──────── EXTRACTED MATERIAL ────────

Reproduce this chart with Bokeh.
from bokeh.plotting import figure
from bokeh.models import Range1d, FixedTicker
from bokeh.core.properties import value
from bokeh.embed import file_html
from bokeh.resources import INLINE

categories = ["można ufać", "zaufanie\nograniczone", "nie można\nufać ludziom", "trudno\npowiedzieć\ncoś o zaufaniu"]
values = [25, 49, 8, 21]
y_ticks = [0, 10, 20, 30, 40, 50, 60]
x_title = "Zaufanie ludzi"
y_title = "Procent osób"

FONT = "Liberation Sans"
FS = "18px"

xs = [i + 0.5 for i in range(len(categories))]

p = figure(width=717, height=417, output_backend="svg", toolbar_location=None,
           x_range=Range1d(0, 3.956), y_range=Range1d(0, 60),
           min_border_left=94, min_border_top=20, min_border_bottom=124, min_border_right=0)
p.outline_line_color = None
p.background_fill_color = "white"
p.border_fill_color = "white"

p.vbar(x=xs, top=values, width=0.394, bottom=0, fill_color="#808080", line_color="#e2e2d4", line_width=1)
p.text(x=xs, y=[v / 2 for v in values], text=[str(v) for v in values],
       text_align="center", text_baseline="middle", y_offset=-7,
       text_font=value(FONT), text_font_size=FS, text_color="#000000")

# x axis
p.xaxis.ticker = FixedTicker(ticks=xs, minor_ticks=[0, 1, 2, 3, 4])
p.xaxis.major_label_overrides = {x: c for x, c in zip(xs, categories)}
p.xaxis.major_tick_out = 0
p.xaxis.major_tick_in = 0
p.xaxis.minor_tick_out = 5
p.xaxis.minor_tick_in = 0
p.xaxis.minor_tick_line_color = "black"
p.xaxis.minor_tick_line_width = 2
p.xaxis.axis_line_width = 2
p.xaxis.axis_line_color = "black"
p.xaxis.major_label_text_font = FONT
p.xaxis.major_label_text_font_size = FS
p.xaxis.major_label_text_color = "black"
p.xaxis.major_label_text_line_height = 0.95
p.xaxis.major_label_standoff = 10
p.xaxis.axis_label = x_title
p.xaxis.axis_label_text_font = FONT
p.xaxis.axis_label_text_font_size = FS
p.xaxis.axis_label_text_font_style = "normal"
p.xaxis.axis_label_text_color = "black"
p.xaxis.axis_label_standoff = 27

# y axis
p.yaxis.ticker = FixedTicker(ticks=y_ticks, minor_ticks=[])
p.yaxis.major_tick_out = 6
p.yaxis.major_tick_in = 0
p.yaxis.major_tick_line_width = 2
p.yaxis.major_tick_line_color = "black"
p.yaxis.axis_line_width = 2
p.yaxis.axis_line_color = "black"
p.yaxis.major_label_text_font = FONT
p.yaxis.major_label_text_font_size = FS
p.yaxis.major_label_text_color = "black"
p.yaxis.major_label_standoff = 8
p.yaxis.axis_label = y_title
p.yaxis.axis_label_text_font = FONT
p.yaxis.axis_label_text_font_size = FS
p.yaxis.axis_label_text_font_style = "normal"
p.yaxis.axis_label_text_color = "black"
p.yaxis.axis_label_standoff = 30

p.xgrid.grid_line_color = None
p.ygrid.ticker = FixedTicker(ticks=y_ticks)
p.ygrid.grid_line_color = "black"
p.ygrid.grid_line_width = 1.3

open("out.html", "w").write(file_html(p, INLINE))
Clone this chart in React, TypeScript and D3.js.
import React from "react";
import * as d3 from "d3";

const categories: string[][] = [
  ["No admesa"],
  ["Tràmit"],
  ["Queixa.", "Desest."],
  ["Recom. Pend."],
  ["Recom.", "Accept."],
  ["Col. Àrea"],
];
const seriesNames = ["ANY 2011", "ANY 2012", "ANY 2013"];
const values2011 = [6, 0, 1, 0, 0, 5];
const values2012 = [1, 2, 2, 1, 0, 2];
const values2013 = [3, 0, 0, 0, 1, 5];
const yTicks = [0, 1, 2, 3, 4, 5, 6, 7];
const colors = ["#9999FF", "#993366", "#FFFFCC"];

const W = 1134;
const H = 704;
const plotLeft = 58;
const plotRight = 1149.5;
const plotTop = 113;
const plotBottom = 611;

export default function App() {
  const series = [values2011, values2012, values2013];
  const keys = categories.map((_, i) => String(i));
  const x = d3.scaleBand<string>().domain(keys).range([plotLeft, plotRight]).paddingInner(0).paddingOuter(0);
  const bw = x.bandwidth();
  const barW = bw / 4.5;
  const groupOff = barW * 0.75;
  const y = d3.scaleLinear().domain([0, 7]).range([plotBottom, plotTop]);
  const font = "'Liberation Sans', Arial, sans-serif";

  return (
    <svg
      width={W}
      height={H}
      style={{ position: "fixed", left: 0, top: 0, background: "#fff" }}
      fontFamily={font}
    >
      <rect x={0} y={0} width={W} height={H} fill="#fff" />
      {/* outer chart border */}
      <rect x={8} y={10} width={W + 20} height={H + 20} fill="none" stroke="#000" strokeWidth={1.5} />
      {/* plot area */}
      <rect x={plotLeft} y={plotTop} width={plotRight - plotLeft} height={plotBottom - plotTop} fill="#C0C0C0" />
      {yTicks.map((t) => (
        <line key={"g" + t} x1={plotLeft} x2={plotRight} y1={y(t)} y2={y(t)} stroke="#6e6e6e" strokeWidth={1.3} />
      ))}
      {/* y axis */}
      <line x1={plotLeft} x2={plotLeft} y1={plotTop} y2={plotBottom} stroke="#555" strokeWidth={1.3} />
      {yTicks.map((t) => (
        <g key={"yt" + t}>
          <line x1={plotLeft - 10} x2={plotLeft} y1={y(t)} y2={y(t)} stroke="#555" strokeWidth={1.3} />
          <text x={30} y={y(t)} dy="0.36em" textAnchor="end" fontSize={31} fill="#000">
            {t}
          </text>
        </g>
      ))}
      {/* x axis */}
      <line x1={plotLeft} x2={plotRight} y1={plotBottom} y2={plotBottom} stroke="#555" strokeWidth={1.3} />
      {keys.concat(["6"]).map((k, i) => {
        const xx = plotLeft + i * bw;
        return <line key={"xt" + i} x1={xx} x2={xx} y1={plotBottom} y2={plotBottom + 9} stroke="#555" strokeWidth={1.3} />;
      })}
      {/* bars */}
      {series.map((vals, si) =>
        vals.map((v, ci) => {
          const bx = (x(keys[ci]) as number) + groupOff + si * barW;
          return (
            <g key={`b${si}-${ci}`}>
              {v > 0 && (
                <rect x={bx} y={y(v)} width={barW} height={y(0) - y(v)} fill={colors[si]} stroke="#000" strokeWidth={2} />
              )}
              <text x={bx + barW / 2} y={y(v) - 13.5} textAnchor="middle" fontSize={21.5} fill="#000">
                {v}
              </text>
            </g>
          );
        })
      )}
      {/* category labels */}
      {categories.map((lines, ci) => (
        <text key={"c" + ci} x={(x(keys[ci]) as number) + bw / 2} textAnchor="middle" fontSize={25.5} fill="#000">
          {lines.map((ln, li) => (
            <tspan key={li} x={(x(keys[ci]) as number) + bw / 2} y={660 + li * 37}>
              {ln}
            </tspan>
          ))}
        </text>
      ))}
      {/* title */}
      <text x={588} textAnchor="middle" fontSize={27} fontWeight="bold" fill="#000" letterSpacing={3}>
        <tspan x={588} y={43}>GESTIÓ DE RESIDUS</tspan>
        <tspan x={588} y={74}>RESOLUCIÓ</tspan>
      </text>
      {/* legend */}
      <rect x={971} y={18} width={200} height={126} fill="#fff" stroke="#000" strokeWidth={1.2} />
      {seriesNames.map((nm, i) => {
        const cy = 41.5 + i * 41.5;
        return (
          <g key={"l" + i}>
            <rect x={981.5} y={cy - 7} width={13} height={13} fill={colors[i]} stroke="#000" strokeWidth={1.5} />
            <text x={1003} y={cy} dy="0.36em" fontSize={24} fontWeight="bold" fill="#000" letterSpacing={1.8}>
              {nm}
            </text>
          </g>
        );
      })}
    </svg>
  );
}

────────

_DIRECTION:_
Please print exactly, and only, the lines from the line with "Clone this chart" to the line with "const plotBottom = 611;", both included.

_EXPECTED OUTPUT:_
Clone this chart in React, TypeScript and D3.js.
import React from "react";
import * as d3 from "d3";

const categories: string[][] = [
  ["No admesa"],
  ["Tràmit"],
  ["Queixa.", "Desest."],
  ["Recom. Pend."],
  ["Recom.", "Accept."],
  ["Col. Àrea"],
];
const seriesNames = ["ANY 2011", "ANY 2012", "ANY 2013"];
const values2011 = [6, 0, 1, 0, 0, 5];
const values2012 = [1, 2, 2, 1, 0, 2];
const values2013 = [3, 0, 0, 0, 1, 5];
const yTicks = [0, 1, 2, 3, 4, 5, 6, 7];
const colors = ["#9999FF", "#993366", "#FFFFCC"];

const W = 1134;
const H = 704;
const plotLeft = 58;
const plotRight = 1149.5;
const plotTop = 113;
const plotBottom = 611;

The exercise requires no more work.